- Max Speed
This review was first published in Issue 207 of Top Gear magazine (2010)
Sebastien Loeb has won the past six World Rally Championships, and is on course for number seven. So you’d think his car would have a cast-iron sporting reputation, like hot Lancias, Subarus, Mitsubishis and Audis once did. But do we all lust after a 2.0-litre Xsara or C4? Do we heck. Citroen has completely failed to capitalise on the epic achievements of its Racing division. Seb might as well have been driving a Moulinex.
Well next year the rally car will be a DS3. Now the DS3 doesn’t only excite our optic nerves, it gets our driving synapses tingling too. So the idea of an amped-up version sprinkled in Citroen Racing dust is well worth getting excited about. We’ve had a go in a prototype, before it goes on sale at the turn of the year.
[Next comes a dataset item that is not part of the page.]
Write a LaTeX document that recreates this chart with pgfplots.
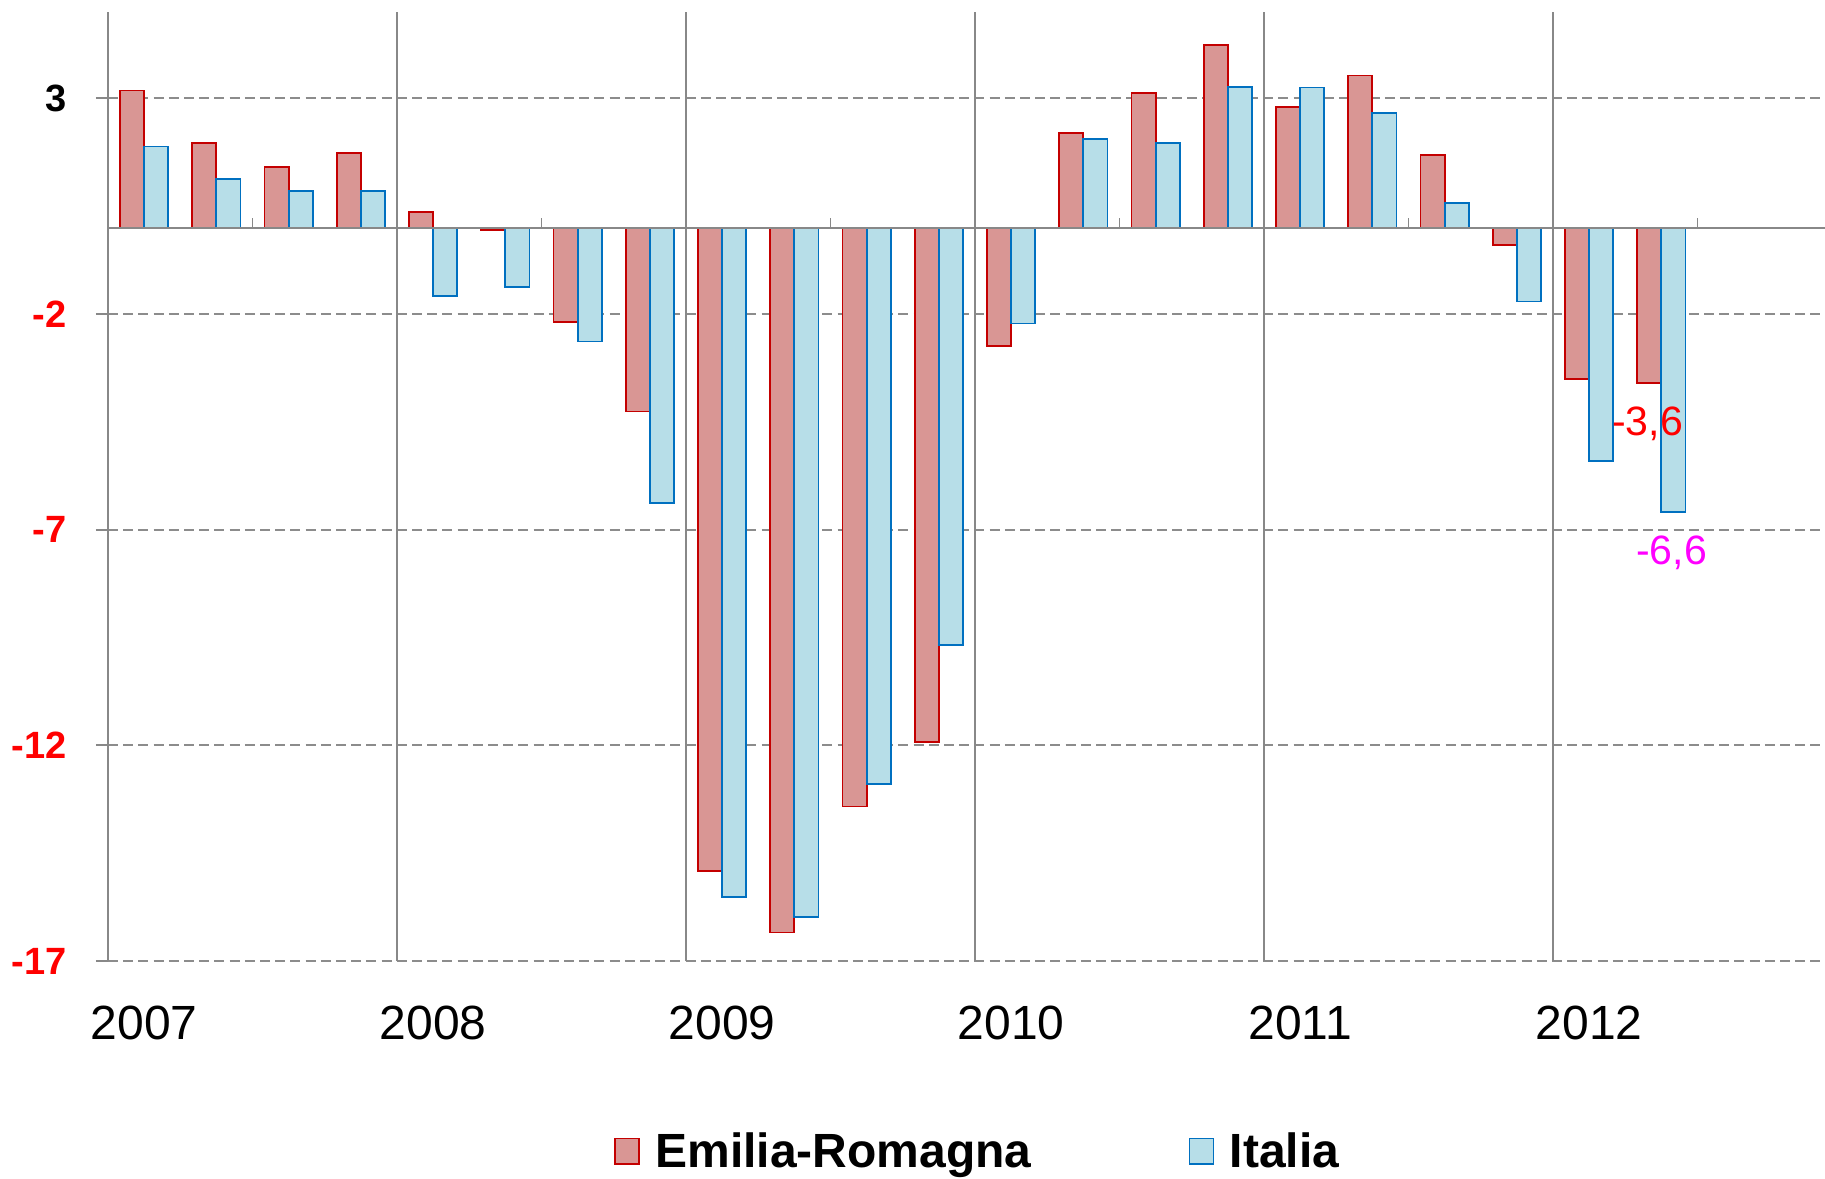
\documentclass[border=0pt]{standalone}
\usepackage{fontspec}
\setmainfont{Liberation Sans}
\usepackage{pgfplots}
\usepackage{pgfplotstable}
\pgfplotsset{compat=1.18}
\definecolor{erfill}{RGB}{217,150,148}
\definecolor{erline}{RGB}{196,0,0}
\definecolor{itfill}{RGB}{183,222,232}
\definecolor{itline}{RGB}{0,112,192}
\definecolor{gridgray}{RGB}{136,136,136}
\definecolor{dashgray}{RGB}{140,140,140}
\definecolor{labred}{RGB}{255,0,0}
\definecolor{labmag}{RGB}{255,0,255}

\pgfplotstableread{
q  er      it
0   3.18   1.88
1   1.97   1.13
2   1.41   0.85
3   1.73   0.85
4   0.36  -1.58
5  -0.05  -1.38
6  -2.18  -2.64
7  -4.26  -6.38
8  -14.91 -15.51
9  -16.34 -15.98
10 -13.42 -12.90
11 -11.92 -9.68
12 -2.74  -2.22
13  2.20   2.06
14  3.12   1.96
15  4.24   3.26
16  2.80   3.25
17  3.53   2.65
18  1.68   0.57
19 -0.41  -1.71
20 -3.51  -5.41
21 -3.60  -6.60
}\data

\begin{document}
\begin{tikzpicture}
\begin{axis}[
  at={(0,0)}, anchor=south west,
  scale only axis, width=858.5pt, height=474.5pt,
  xmin=0, xmax=23.765, ymin=-17, ymax=5,
  axis line style={draw=none},
  clip=false,
  ytick={-17,-12,-7,-2,3},
  yticklabels={-17,-12,-7,-2,\textcolor{black}{3}},
  yticklabel style={font=\bfseries\fontsize{19}{22}\selectfont, text=labred, anchor=east, inner sep=0pt, xshift=-14.5pt},
  ymajorgrids,
  grid style={dashgray, line width=0.9pt, dash pattern=on 5pt off 2.6pt},
  ytick style={draw=gridgray, line width=0.9pt},
  tick align=outside, major tick length=6pt,
  xtick={0.5,4.5,8.5,12.5,16.5,20.5},
  xticklabels={2007,2008,2009,2010,2011,2012},
  xtick style={draw=none},
  xticklabel style={font=\fontsize{24}{28}\selectfont, anchor=center, inner sep=0pt, yshift=-25pt},
  legend columns=2,
  legend style={at={(0.506,-0.2004)}, anchor=center, draw=none, fill=none, inner sep=0pt,
    font=\bfseries\fontsize{24}{28}\selectfont,
    nodes={inner sep=0pt},
    /tikz/every odd column/.append style={column sep=7.75pt},
    /tikz/every even column/.append style={column sep=78.5pt}},
]
\addlegendimage{legend image code/.code={\draw[fill=erfill, draw=erline, line width=0.9pt] (0pt,-6.3pt) rectangle (12pt,6.3pt);}}
\addlegendentry{Emilia-Romagna}
\addlegendimage{legend image code/.code={\draw[fill=itfill, draw=itline, line width=0.9pt] (0pt,-6.3pt) rectangle (12pt,6.3pt);}}
\addlegendentry{Italia}

\pgfplotsinvokeforeach{0,4,8,12,16,20}{
  \draw[gridgray, line width=1pt] (axis cs:#1,-17) -- (axis cs:#1,5);
}
\addplot[ybar, bar width=0.3333, bar shift=0pt, fill=erfill, draw=erline, line width=0.9pt, forget plot]
  table[x expr=\thisrow{q}+0.3333, y=er] {\data};
\addplot[ybar, bar width=0.3333, bar shift=0pt, fill=itfill, draw=itline, line width=0.9pt, forget plot]
  table[x expr=\thisrow{q}+0.6667, y=it] {\data};

\draw[gridgray, line width=1pt] (axis cs:0,0) -- (axis cs:23.765,0);
\pgfplotsinvokeforeach{2,6,10,14,18,22}{
  \draw[gridgray, line width=0.8pt] (axis cs:#1,0) -- ([yshift=5pt]axis cs:#1,0);
}
\node[text=labred, font=\fontsize{20.5}{24}\selectfont, inner sep=0pt] at (axis cs:21.31,-4.55) {-3,6};
\node[text=labmag, font=\fontsize{20.5}{24}\selectfont, inner sep=0pt] at (axis cs:21.64,-7.54) {-6,6};
\end{axis}
\pgfresetboundingbox
\path[use as bounding box] (-54pt,-108.5pt) rectangle (858.5pt,480.5pt);
\end{tikzpicture}
\end{document}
We were confined to three laps of a track, so please take these impressions as provisional.
The real thing will look remarkably like the show car: splashes of orange on the body, orange alloys, and genuine carbon-fibre splitter and body extensions. Inside, more real carbon (decoration only) and some huge body-snatcher seats.
It gets the direct-injection 1.6 turbo engine already out there in many Citroens and Peugeots and Minis, but tweaked to something just above 200bhp. The suspension is 15mm lower than standard and stiffened and re-damped, the power steering is re-mapped, the new wheels push the track wider. The front brake discs grow, and get four-piston calipers.
It’s got masses of easy performance – noticeably more at all revs, but especially at the top end. You get a very slight turbo-softness (you can’t call it lag) to the throttle, but it makes a civilised noise and has a well-upholstered torque curve ideal for hauling out of slow corners or overtaking.
The chassis electronics are still being calibrated, so I was told – in exactly the opposite of the normal car-launch protocol – to keep the ESP turned off. Very well. Even without such help, there’s plenty of traction, and a lovely playability to the chassis: you can lift the throttle a little to gently swing the tail around a corner. And you certainly feel the new brakes.
Yet the ride comfort hasn’t been decimated. In fact, the whole car seems a lot more civilised than the carbon splitter, orange dash and Racing name might lead you to expect. It’s no headbanger. It’s like a normal DS3 150 with the performance turned up to 11. That makes it a car I would love to live with day-to-day, but – at least on the limited evidence of this brief toe-in-the-water test – it isn’t such a transcendently precise flat-out hot-hatch as the Clio Cup. And it’s going to be a fair bit dearer. Without Sebastien’s help, it might be a slightly difficult sell.
Verdict: Quick, useable and a great looker. But Citroen might like to sharpen its fangs a little more before production.